Coldiretti vuole una legge che vieti il cibo sintetico

Da poco più di due settimane Coldiretti ha avviato su tutto il territorio nazionale una raccolta di firme con l’obiettivo di promuovere una legge che vieti la produzione, l’uso e la commercializzazione del cibo sintetico in Italia, perché secondo l’associazione dei coltivatori questa tipologia di cibi metterebbe a rischio il futuro dei nostri allevamenti e dell’intera filiera del cibo made in Italy.

Tale petizione può essere sottoscritta negli uffici Coldiretti, nei mercati contadini di Campagna Amica e in tutti quegli eventi che vengono promossi a livello nazionale e locale, e, visto che nel giro di pochi giorni essa ha rapidamente superato il numero di 200mila firme, faccio una certa fatica a immaginare che la raccolta non sarà un successo, anche perché l’opposizione degli italiani ai cibi artificiali sembra essere piuttosto forte, se è vero che, come dice il Censis, l’84% degli italiani dichiara di essere contrario ai cibi prodotti in laboratorio.

Anche a me il cibo sintetico non ispira alcuna fiducia, però credo che la questione sia un po’ più complicata di come la dipinge Coldiretti e ritengo che essa meriti un minimo di approfondimento.

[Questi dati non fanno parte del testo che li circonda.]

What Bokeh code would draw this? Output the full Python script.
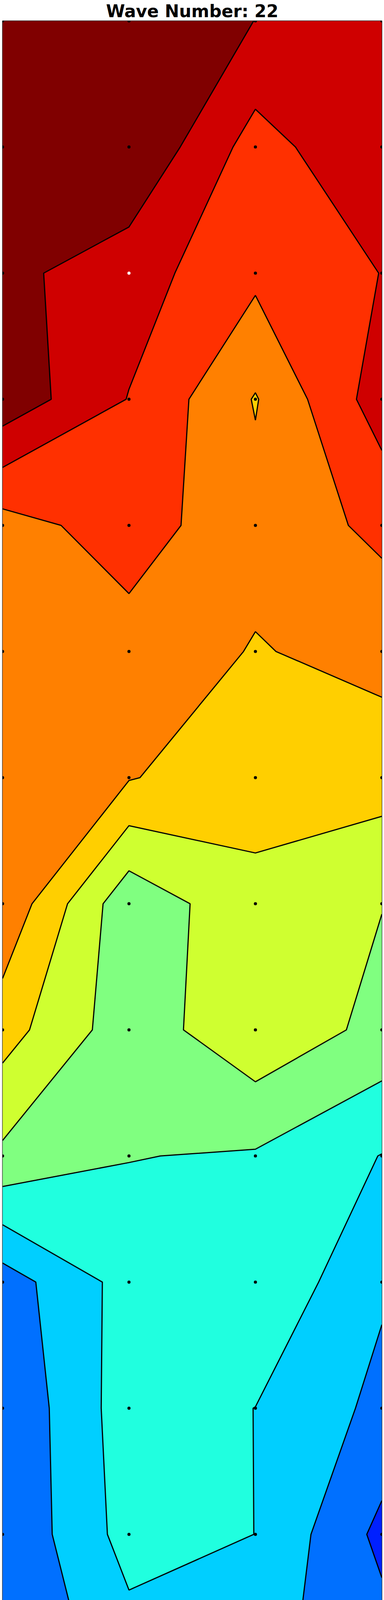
import numpy as np
from bokeh.embed import file_html
from bokeh.plotting import figure
from bokeh.resources import INLINE

title = 'Wave Number: 22'

# grid node values, one list per column, listed from the top row down
col_0 = [11.60, 11.70, 11.27, 11.65, 8.60, 8.68, 8.76, 8.83, 7.43, 5.80, 2.50, 2.10, 2.10, 2.09, 1.60, 0.34]
col_1 = [11.70, 11.97, 10.44, 9.962, 9.464, 8.606, 8.064, 5.271, 5.417, 5.033, 4.40, 4.535, 4.391, 3.506, 3.134, 1.858]
col_2 = [10.99, 9.576, 9.228, 7.933, 8.337, 7.937, 7.328, 6.779, 6.77, 4.90, 4.867, 3.99, 3.995, 3.225, 3.229, 2.259]
col_3 = [10.90, 10.914, 10.02, 10.52, 9.239, 8.324, 7.431, 6.027, 5.70, 3.97, 3.133, 2.739, 1.730, 2.515, 2.734, 2.60]

levels = list(range(13))
band_colors = ['#0000aa', '#0020ff', '#0070ff', '#00cfff', '#20ffdf', '#80ff80',
               '#cfff30', '#ffcf00', '#ff8000', '#ff3000', '#cf0000', '#800000']

# node drawn in white (column, row from top)
white_node = (1, 2)


def build_grid(columns):
    z = np.array(columns).T          # rows top -> bottom, columns left -> right
    return z[::-1]                   # bottom row first for the y axis


def plot_wave(columns, levels, colors, title):
    n_rows = len(columns[0])
    n_cols = len(columns)
    xs = np.arange(n_cols)
    ys = np.arange(n_rows)
    z = build_grid(columns)

    p = figure(width=984, height=4902, title=title,
               x_range=(0, n_cols - 1), y_range=(0, n_rows - 1),
               output_backend="svg", toolbar_location=None,
               x_axis_location=None, y_axis_location=None,
               min_border_left=6, min_border_right=6,
               min_border_top=0, min_border_bottom=6)
    p.xgrid.grid_line_color = None
    p.ygrid.grid_line_color = None
    p.outline_line_color = '#262626'
    p.outline_line_width = 2
    p.title.align = 'center'
    p.title.text_font = 'DejaVu Sans'
    p.title.text_font_style = 'bold'
    p.title.text_font_size = '44px'
    p.title.text_color = 'black'
    p.title.standoff = 0

    p.contour(xs, ys, z, levels=levels, fill_color=colors,
              line_color='black', line_width=3)

    gx, gy = np.meshgrid(xs, ys)
    dot_x = gx.ravel()
    dot_y = gy.ravel()
    dot_color = ['black'] * len(dot_x)
    for i, (x, y) in enumerate(zip(dot_x, dot_y)):
        if (x, n_rows - 1 - y) == white_node:
            dot_color[i] = 'white'
    p.scatter(dot_x, dot_y, size=8, color=dot_color, line_width=0)
    return p


p = plot_wave([col_0, col_1, col_2, col_3], levels, band_colors, title)
open("out.html", "w").write(file_html(p, INLINE))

Innanzitutto non penso che l’arrivo del cibo sintetico sia così immediato come Coldiretti vorrebbe farci credere quando scrive che

  • già ad inizio 2023 potrebbero essere introdotte a livello Ue le prime richieste di autorizzazione all’immissione in commercio di cibi sintetici,
  • entro il primo semestre 2023 negli Usa potrebbero entrare in commercio i primi alimenti sintetici.
Le ragioni per le quali non penso che ci sia un pericolo immediato sono due, la prima di contorno e la seconda sostanziale :
  1. il nostro nuovo ministro dell’Agricoltura, della Sovranità al consumo umano Alimentare e delle Foreste ha recentemente garantito in Senato che finché l’attuale maggioranza sarà al governo non potranno arrivare sulle tavole degli italiani dei cibi creati in laboratorio,
  2. i costi dei cibi sintetici sono ancora troppo alti, anche se è vero che essi continuano a diminuire e che abbastanza presto arriveranno al livello che consentirà ai cibi artificiali di  affrontare il mercato. Infatti, il primo hamburger realizzato con carne sintetica fu servito nel 2013 e aveva un costo effettivo attorno ai 330mila dollari, mentre già oggi quel panino costerebbe tra i 9 e i 10 dollari (sono ancora troppi, ma fanno intuire che la strada sia tracciata).
In secondo luogo non credo che vietare i cibi sintetici sia il metodo migliore per affrontare la questione in un mondo che ormai è popolato da otto miliardi di persone e che fatica a sopportare e a supportare sia quell’immenso impiego di risorse sia il conseguente inquinamento, che la necessità di alimentare una così vasta popolazione comportano.

Per cercare di risolvere il problema qualcuno sta perfino pensando di farci mangiare ragni e cavallette, e sinceramente, se dovessi essere messo di fronte alla scelta tra un piatto di insetti fritti e un arrosto di carne sintetica, personalmente sono quasi sicuro che sceglierei l’arrosto.

Tra i vari cibi che potrebbero vedere lo sviluppo di una variante sintetica mi sembra che la carne sintetica sia quella che per prima sarà pronta per arrivare sul mercato.
Essa viene chiamata anche “carne coltivata”, “carne pulita”, “carne in vitro”, “carne artificiale”, ed è un alimento proteico che viene prodotto dall'agricoltura in vitro di tessuto animale con l'utilizzo di tecniche bio-ingegneristiche.


La prima componente di questa "agricoltura" cellulare sono le cosiddette linee cellulari, che generalmente sono costituite da cellule staminali, le quali per il loro corretto sviluppo vengono collocate all'interno di grandi macchine, dette bioreattori, in cui possono proliferare e differenziarsi e dove vengono “allevate”, cioè nutrite in vitro, utilizzando dei sieri di origine vegetale e animale, che permettono loro di crescere fino a diventare tessuto muscolare.

La carne sintetica pur sembrando effettivamente essere una vera carne, composta da cellule muscolari e da grasso, a me però ispira ancora poca fiducia, perché un processo di produzione ad alta tecnologia come quello che è necessario per realizzarla, mi sembra troppo complicato da controllare.

Inoltre la cosa che a me infastidisce in modo particolare deriva dal fatto che la necessità di utilizzare tecniche altamente sofisticate renda quasi impossibile produrre cibo in autonomia a tante comunità, che rischiano di diventare fortemente dipendenti dalle grandi società alimentari, ripetendo così quel brutto fenomeno che si è già visto accadere nel settore dei fertilizzanti.